We've all seen IT projects fail over the years, and for various reasons. And after spending two decades as an IT manager and executive in the financial services industry, a new columnist at InformationWeek named “Coverlet Meshing” shared five unspoken reasons IT projects often fail.

Meshing’s take on technology projects and the world of business may be seen by many as cynical, but as playwright George Bernard Shaw once said, “The power of accurate observation is commonly called cynicism by those who have not got it.”

1. Technology ROI numbers are mostly fiction.

The most complex variable in the ROI equation usually goes ignored, Meshing wrote. The cost of business re-architecture needed to consume a new technology is something most organizations simply don’t consider.

Technology demands business transformation, but for whatever reason, this concept typically goes unnoticed until it’s too late. New technology also usually means training, cultural changes, and procedural changes around the business. As the size of a technology project grows, so grows the number of associated changes to business processes. These things should be taken into account before deployment, but even if this is considered, it is no guarantee of success.

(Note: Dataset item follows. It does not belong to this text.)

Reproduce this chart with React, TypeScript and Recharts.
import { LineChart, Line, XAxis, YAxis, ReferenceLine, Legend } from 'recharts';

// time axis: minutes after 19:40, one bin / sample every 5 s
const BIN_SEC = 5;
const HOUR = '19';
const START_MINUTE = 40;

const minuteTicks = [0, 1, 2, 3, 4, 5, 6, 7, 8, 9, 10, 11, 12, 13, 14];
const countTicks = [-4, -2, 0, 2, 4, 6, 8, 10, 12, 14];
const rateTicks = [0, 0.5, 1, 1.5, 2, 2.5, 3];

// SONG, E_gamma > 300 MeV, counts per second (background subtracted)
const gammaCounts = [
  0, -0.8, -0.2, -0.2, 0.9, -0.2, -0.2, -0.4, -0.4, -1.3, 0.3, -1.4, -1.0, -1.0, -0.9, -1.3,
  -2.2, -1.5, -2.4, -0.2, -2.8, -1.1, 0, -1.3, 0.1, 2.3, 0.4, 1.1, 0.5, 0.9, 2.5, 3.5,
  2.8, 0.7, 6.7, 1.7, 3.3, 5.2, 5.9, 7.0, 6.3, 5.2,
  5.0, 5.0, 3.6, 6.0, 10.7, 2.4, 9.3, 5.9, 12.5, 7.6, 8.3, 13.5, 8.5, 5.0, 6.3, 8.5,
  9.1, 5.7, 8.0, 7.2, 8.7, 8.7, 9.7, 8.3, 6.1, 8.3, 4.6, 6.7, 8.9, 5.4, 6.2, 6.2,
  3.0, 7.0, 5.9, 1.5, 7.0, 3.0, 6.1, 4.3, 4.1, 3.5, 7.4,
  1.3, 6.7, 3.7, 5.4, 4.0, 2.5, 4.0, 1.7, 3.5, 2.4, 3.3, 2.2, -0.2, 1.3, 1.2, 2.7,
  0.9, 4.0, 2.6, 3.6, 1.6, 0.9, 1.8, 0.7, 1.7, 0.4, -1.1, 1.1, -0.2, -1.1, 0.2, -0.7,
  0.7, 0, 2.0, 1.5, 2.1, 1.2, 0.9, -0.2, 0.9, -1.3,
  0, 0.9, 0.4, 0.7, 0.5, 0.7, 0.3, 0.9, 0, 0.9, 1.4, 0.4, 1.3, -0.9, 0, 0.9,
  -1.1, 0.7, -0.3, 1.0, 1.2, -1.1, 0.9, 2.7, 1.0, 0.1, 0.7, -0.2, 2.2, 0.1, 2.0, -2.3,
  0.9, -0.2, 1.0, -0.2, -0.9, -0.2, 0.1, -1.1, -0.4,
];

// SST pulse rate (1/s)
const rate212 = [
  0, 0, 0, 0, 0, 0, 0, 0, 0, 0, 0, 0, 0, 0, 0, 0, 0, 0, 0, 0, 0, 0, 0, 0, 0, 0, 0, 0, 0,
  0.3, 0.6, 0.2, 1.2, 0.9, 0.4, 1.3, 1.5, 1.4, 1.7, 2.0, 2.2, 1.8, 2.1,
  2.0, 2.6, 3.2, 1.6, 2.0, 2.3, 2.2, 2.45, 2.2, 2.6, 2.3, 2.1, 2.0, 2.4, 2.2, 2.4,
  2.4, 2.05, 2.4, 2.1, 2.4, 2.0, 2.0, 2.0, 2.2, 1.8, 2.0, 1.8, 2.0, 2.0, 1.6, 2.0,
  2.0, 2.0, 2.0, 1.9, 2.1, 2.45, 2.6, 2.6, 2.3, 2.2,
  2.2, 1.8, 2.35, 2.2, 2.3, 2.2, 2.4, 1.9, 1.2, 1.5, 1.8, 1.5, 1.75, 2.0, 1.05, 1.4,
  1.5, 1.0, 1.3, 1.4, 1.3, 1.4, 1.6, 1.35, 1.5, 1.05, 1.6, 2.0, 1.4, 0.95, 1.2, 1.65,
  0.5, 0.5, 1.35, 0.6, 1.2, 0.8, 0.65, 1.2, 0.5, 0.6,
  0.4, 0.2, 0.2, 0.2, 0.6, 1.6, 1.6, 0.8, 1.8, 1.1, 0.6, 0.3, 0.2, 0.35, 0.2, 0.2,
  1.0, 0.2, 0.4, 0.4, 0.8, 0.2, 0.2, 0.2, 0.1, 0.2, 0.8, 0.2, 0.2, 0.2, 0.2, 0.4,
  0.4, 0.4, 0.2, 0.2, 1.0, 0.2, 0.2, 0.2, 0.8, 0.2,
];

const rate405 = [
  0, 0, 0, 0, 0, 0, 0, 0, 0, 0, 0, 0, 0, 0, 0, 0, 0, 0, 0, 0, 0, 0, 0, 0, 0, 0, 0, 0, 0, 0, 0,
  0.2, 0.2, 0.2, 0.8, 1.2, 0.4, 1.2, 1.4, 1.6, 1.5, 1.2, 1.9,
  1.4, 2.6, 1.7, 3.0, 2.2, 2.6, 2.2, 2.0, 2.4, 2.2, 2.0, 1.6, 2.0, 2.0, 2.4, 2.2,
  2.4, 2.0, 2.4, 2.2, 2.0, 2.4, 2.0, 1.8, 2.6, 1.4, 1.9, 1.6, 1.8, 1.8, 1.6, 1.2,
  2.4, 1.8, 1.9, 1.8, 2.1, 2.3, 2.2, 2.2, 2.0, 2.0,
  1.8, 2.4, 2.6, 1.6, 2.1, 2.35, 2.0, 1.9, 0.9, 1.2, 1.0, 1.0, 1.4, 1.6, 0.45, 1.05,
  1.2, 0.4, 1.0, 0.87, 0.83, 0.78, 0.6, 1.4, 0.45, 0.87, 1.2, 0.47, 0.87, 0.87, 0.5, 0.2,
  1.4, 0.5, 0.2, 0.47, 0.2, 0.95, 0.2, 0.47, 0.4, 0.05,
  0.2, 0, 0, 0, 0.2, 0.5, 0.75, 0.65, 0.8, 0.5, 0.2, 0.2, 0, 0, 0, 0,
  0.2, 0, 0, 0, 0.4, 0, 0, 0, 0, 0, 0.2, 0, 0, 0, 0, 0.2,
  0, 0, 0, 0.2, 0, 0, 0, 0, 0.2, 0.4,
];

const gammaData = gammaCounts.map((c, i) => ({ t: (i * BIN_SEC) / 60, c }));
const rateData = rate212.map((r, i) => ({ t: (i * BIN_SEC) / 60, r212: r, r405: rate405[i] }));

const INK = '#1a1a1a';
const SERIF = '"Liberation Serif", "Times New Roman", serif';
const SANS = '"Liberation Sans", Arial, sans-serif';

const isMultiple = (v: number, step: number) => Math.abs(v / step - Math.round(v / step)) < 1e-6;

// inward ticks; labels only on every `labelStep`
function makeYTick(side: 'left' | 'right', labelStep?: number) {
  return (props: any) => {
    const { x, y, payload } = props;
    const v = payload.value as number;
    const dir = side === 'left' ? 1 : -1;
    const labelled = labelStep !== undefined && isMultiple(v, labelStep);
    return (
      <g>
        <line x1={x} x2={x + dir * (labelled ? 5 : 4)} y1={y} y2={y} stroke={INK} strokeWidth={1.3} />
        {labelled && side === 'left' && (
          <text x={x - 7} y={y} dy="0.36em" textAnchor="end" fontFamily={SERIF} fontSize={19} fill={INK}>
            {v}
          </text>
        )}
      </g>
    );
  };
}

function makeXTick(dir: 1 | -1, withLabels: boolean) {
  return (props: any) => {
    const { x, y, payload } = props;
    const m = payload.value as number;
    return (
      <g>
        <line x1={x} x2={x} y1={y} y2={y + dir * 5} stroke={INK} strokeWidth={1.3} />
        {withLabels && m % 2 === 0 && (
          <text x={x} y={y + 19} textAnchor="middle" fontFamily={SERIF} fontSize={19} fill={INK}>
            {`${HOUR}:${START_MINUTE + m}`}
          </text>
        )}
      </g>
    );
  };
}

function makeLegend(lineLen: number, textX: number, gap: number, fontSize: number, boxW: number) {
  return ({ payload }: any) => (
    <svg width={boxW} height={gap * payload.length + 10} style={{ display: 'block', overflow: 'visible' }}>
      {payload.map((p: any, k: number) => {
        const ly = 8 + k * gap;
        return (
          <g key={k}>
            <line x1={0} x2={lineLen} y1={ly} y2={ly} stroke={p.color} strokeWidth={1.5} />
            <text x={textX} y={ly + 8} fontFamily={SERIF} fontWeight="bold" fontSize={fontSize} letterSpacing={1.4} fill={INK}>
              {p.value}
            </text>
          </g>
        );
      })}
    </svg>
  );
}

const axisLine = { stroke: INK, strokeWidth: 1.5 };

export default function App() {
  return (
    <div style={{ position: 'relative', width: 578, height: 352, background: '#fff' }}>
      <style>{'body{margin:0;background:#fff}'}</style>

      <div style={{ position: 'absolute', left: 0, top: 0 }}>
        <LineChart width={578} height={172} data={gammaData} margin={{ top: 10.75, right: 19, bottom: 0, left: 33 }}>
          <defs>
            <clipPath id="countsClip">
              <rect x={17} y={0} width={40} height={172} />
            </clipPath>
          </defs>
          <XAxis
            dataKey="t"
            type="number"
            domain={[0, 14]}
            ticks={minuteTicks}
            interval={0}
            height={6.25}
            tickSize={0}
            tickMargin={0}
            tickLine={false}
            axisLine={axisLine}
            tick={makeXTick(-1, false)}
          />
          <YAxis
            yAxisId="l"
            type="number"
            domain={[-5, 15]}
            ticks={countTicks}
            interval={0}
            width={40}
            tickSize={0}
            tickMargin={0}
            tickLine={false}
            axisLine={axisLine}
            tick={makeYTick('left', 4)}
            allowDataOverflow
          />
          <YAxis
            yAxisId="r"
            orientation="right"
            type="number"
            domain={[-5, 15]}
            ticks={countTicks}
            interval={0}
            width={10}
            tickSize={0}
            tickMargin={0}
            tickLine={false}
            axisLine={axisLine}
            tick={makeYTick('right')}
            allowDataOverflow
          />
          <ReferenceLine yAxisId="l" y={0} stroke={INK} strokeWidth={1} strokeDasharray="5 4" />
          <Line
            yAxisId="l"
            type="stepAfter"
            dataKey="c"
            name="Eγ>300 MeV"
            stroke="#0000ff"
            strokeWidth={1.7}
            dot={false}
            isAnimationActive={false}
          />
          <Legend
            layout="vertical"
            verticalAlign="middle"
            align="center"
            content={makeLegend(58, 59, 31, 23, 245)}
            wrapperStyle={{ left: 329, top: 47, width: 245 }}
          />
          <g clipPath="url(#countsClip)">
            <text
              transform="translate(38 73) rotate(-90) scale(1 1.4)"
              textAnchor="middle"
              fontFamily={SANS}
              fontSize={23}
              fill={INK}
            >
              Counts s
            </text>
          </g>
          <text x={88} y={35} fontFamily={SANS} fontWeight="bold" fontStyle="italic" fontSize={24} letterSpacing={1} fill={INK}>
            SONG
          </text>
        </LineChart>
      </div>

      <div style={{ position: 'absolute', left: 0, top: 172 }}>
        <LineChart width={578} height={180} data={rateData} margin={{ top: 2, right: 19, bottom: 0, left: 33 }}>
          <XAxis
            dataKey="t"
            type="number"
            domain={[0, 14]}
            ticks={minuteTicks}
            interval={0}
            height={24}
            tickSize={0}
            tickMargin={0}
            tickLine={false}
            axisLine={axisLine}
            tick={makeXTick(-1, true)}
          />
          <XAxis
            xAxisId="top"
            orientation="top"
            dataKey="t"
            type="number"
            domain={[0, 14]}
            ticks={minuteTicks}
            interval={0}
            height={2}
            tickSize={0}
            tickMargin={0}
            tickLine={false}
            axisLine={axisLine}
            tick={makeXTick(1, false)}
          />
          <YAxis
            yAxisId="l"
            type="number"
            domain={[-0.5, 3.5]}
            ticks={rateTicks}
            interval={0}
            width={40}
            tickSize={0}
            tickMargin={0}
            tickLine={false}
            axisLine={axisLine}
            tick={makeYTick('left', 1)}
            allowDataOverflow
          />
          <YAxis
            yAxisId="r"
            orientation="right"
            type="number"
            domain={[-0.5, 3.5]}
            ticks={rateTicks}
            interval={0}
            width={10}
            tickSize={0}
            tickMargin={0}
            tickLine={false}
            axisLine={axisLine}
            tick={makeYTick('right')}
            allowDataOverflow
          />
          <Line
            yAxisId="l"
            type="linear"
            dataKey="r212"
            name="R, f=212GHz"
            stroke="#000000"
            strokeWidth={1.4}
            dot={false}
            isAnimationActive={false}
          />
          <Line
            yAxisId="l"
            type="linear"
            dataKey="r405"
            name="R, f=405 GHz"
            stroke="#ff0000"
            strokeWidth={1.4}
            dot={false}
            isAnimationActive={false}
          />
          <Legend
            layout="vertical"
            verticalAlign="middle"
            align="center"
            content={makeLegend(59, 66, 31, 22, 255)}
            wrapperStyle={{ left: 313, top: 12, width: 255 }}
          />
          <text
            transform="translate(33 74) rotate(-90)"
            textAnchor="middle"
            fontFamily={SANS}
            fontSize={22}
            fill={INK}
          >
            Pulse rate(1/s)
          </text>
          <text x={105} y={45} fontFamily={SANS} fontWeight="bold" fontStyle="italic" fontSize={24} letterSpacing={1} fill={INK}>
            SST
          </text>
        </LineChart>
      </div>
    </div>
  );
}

2. ROI rarely drives the technology investment decision.

In most companies, Meshing wrote, determining the potential costs and benefits of a technology investment is an elaborate, dishonest marketing exercise aimed at persuading senior stakeholders that just one opinion should win out. Usually, this decision ends up belonging to the most senior executive, and his decision typically has more to do with his career than the success of the organization. In large companies, Meshing wrote, the health of the organization and what’s best for senior management rarely align.

Therefore, decisions on which technology projects to fund is often driven by competing executives, not engineering data. There's no simple solution to this problem, but identifying an illness is the first step toward administering a cure.

3. There's rarely any long-term accountability in technology.

This idea follows the same line of thinking as the previous point. Just as executives are incentivized to make selfish decisions, those decisions will often have effects lasting longer than an individual’s reign at a given organization.

The idea that one must continually change jobs or be considered irrelevant means that when a technology project is rolled out, the people responsible for the project are often long gone by the time it’s completed and the mess is in someone else’s hands. For this reason, IT plans need to be agile and able to adopt to a business culture that is constantly shifting, Meshing wrote.

4. Detailed plans are the enemy.

It’s fine to have details, but don’t set them in stone. Details planned too far in advance could set a project off in the wrong direction. “Project plans that extend past 90 days are as accurate as TV weather predictions,” the author wrote.

Technology that is available in years or even months down the road may be different than what was available when the project began, and the infrastructure or the users’ needs may have changed by then. A successful IT project redefines itself often.

5. Bringing in the big outside guns only ensures that someone will get shot.

And the person who gets shot is usually the outsider. For one thing, an outsider is an easy target. But when the shooting is over, the insider is left to clean up the mess. Usually, bringing in an outsider with a big name isn’t a way to meet a goal, it’s a way for an executive to mitigate personal risk and keep their career safe, Meshing wrote, adding that “the cost savings that the offshore outsourcers promise are rarely realized and come at the price of increased project complexity.”

Managing projects and realizing cultural change to meet goals is already difficult enough. Including offshore outsourcers and offshore cultures complicates the situation too much to lead to a successful project. What’s more is that bringing in an outsider also promotes investment in proprietary technology that is probably not good for an organization and could lead to a dead end.